Technisch wäre das machbar, wie eine neue Studie zeigt. Der südliche Damm wäre 160 Kilometer lang und die Wassertiefe beträgt maximal 100 Meter und der nördliche Damm wäre 480 Kilometer lang und die Wassertiefe beträgt im Schnitt 130 Meter. Allerdings müsste westlich von Norwegen auch die Norwegischen Rinne überwunden werden mit einer Wassertiefe bis zu 320 Meter. Die Autoren der Studie gehen von einem 50 Meter breiten Damm aus, der 20 Meter höher ist als der aktuelle Meeresspiegel.
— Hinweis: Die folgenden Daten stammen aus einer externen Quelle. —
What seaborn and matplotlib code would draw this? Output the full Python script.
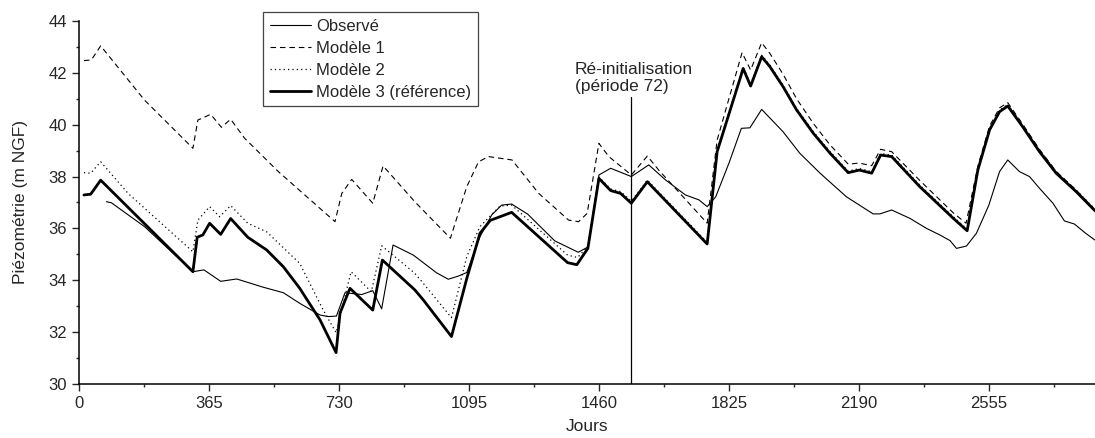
import numpy as np
import pandas as pd
import matplotlib
matplotlib.use("Agg")
import matplotlib.pyplot as plt
from matplotlib.ticker import MultipleLocator
import seaborn as sns

# Observé
obs_x = [77, 91, 184, 320, 351, 398, 443, 518, 574, 620, 677, 700, 723, 747, 794, 825, 850, 882,
         939, 1004, 1037, 1065, 1089, 1126, 1159, 1187, 1215, 1260, 1336, 1402, 1430, 1460, 1493,
         1551, 1600, 1647, 1703, 1741, 1764, 1788, 1825, 1860, 1884, 1917, 1977, 2024, 2081, 2155,
         2230, 2249, 2282, 2333, 2380, 2417, 2446, 2464, 2492, 2520, 2555, 2585, 2608, 2641, 2669,
         2697, 2735, 2767, 2795, 2827, 2853]
obs_y = [37.03, 36.99, 36.07, 34.33, 34.40, 33.96, 34.05, 33.73, 33.52, 33.11, 32.66, 32.60, 32.62,
         33.52, 33.45, 33.60, 32.90, 35.36, 34.97, 34.29, 34.04, 34.16, 34.30, 35.68, 36.52, 36.90,
         36.94, 36.55, 35.52, 35.08, 35.29, 38.06, 38.32, 38.00, 38.45, 37.87, 37.29, 37.10, 36.84,
         37.22, 38.51, 39.86, 39.88, 40.59, 39.73, 38.90, 38.13, 37.22, 36.56, 36.56, 36.71, 36.39,
         36.00, 35.75, 35.53, 35.23, 35.32, 35.81, 36.90, 38.19, 38.64, 38.19, 38.00, 37.55, 36.97,
         36.29, 36.17, 35.81, 35.55]

# Modèle 1
m1_x = [14, 35, 61, 184, 320, 334, 370, 400, 426, 465, 560, 719, 738, 766, 825, 854, 943, 1043,
        1089, 1122, 1150, 1216, 1291, 1375, 1403, 1427, 1460, 1488, 1551, 1596, 1628, 1764, 1792,
        1862, 1886, 1917, 1940, 1977, 2015, 2062, 2109, 2160, 2191, 2226, 2251, 2282, 2361, 2455,
        2491, 2524, 2557, 2585, 2608, 2650, 2697, 2744, 2800, 2853]
m1_y = [42.47, 42.50, 43.04, 40.95, 39.09, 40.18, 40.40, 39.90, 40.21, 39.48, 38.19, 36.26, 37.35,
        37.89, 36.97, 38.41, 37.03, 35.62, 37.61, 38.57, 38.77, 38.64, 37.35, 36.32, 36.26, 36.58,
        39.28, 38.77, 38.06, 38.79, 38.25, 36.20, 39.41, 42.78, 42.11, 43.16, 42.75, 41.95, 41.00,
        40.05, 39.22, 38.48, 38.52, 38.42, 39.05, 38.96, 37.85, 36.60, 36.20, 38.40, 39.95, 40.65,
        40.85, 40.02, 39.05, 38.20, 37.48, 36.72]

# Modèle 2
m2_x = [14, 33, 61, 138, 231, 320, 334, 367, 395, 426, 474, 527, 620, 686, 722, 764, 821, 850,
        943, 967, 1046, 1089, 1126, 1182, 1215, 1372, 1400, 1429, 1460, 1493, 1521, 1551, 1596,
        1764, 1792, 1858, 1865, 1886, 1917, 1940, 1977, 2015, 2062, 2109, 2160, 2191, 2226, 2251,
        2282, 2361, 2455, 2494, 2524, 2557, 2585, 2608, 2650, 2697, 2744, 2800, 2853]
m2_y = [38.15, 38.13, 38.57, 37.35, 36.20, 35.10, 36.32, 36.84, 36.45, 36.88, 36.20, 35.87, 34.65,
        32.85, 31.98, 34.33, 33.56, 35.33, 34.27, 33.88, 32.56, 34.91, 36.07, 36.86, 36.90, 34.97,
        34.88, 35.30, 37.98, 37.52, 37.42, 37.05, 37.86, 35.46, 39.02, 41.92, 42.23, 41.55, 42.68,
        42.30, 41.53, 40.63, 39.73, 38.96, 38.21, 38.31, 38.19, 38.89, 38.83, 37.67, 36.45, 35.97,
        38.31, 39.86, 40.56, 40.78, 39.98, 39.02, 38.19, 37.48, 36.74]

# Modèle 3 (référence)
m3_x = [14, 33, 61, 320, 332, 348, 367, 398, 426, 474, 527, 574, 620, 677, 722, 733, 761, 825,
        852, 943, 967, 1046, 1089, 1126, 1155, 1215, 1372, 1398, 1429, 1460, 1493, 1521, 1551,
        1596, 1764, 1792, 1858, 1865, 1886, 1917, 1940, 1977, 2015, 2062, 2109, 2160, 2191, 2226,
        2251, 2282, 2361, 2455, 2494, 2524, 2557, 2585, 2608, 2650, 2697, 2744, 2800, 2853]
m3_y = [37.29, 37.32, 37.86, 34.33, 35.66, 35.75, 36.20, 35.77, 36.38, 35.66, 35.17, 34.52, 33.69,
        32.47, 31.21, 32.73, 33.69, 32.85, 34.78, 33.63, 33.24, 31.83, 34.07, 35.81, 36.31, 36.62,
        34.68, 34.60, 35.23, 37.93, 37.46, 37.35, 36.97, 37.80, 35.40, 38.96, 41.85, 42.17, 41.49,
        42.62, 42.24, 41.47, 40.57, 39.67, 38.90, 38.15, 38.25, 38.13, 38.83, 38.77, 37.61, 36.39,
        35.91, 38.25, 39.80, 40.50, 40.72, 39.92, 38.96, 38.13, 37.42, 36.68]

reinit_day = 1550
x_ticks = [0, 365, 730, 1095, 1460, 1825, 2190, 2555]

sns.set_style("ticks")
plt.rcParams['font.family'] = ['Liberation Sans', 'DejaVu Sans']

fig = plt.figure(figsize=(10.95, 4.38), dpi=100)
ax = fig.add_axes([0.0721, 0.1233, 0.9279, 0.8288])

sns.lineplot(x=obs_x, y=obs_y, ax=ax, color="black", lw=0.8, sort=False, label="Observé")
sns.lineplot(x=m1_x, y=m1_y, ax=ax, color="black", lw=0.8, sort=False, label="Modèle 1",
             linestyle=(0, (5, 3.5)))
sns.lineplot(x=m2_x, y=m2_y, ax=ax, color="black", lw=0.9, sort=False, label="Modèle 2",
             linestyle=(0, (1, 2.5)))
sns.lineplot(x=m3_x, y=m3_y, ax=ax, color="black", lw=2.0, sort=False,
             label="Modèle 3 (référence)")

# re-initialisation marker
ax.axvline(reinit_day, ymin=0, ymax=(41.05 - 30) / 14, color="black", lw=0.9)
ax.text(1392, 41.8, "Ré-initialisation\n(période 72)", fontsize=12.5, ha="left", va="center",
        linespacing=1.1)

ax.set_xlim(0, 2853)
ax.set_ylim(30, 44)
ax.set_xticks(x_ticks)
ax.xaxis.set_minor_locator(MultipleLocator(182.5))
ax.yaxis.set_major_locator(MultipleLocator(2))
ax.yaxis.set_minor_locator(MultipleLocator(1))
ax.tick_params(axis="both", which="major", direction="out", length=5, width=1, labelsize=12)
ax.tick_params(axis="both", which="minor", direction="out", length=2.5, width=1)
for s in ["top", "right"]:
    ax.spines[s].set_visible(False)
for s in ["left", "bottom"]:
    ax.spines[s].set_linewidth(1.1)
    ax.spines[s].set_color("black")

ax.set_xlabel("Jours", fontsize=12.5, labelpad=6)
ax.set_ylabel("Piézométrie (m NGF)", fontsize=12.5, labelpad=15)

leg = ax.legend(loc="upper left", bbox_to_anchor=(0.181, 1.025), fontsize=12, frameon=True,
                fancybox=False, framealpha=1, edgecolor="#444444", handlelength=2.5,
                borderpad=0.4, labelspacing=0.42, handletextpad=0.3, borderaxespad=0)
leg.get_frame().set_linewidth(0.9)

fig.savefig("out.png", dpi=100)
Dafür würde man rund 51 Milliarden Tonnen Sand benötigen. Das entspricht dem globalen Sandverbrauch in einem Jahr.
Die beiden Dämme wären auch bezahlbar. Die Studie nimmt hier die Kosten anderer Dämme zum Vergleich und kommt auf Kosten von 200 bis 500 Milliarden Euro. Zusätzlich müssten auch noch Pumpen angeschafft werden. Pro Sekunde fließen 40.000 Kubikmeter Wasser in die Nord- und Ostsee, die zu einem Meeresspiegelanstieg um 90 Zentimeter pro Jahr führen würden. Mit 100 Pumpen für 20 bis 30 Milliarden Euro lässt sich aber auch dieses Problem lösen. Wenn außerdem noch Schleusen für die Schifffahrt gebaut werden, kommen nochmal eine paar Milliarden dazu. Die 15 Nord- und Ostseeanrainer, die von den beiden Dämmen profitieren werden, können sich das allerdings problemlos leisten: Bei einer Bauzeit von 20 Jahren fielen pro Jahr nur Kosten von 0,07 bis 0,16 Prozent ihres Bruttoinlandsprodukts (BIP) an. „Diese Zahlen sind erreichbar“ meinen die Autoren.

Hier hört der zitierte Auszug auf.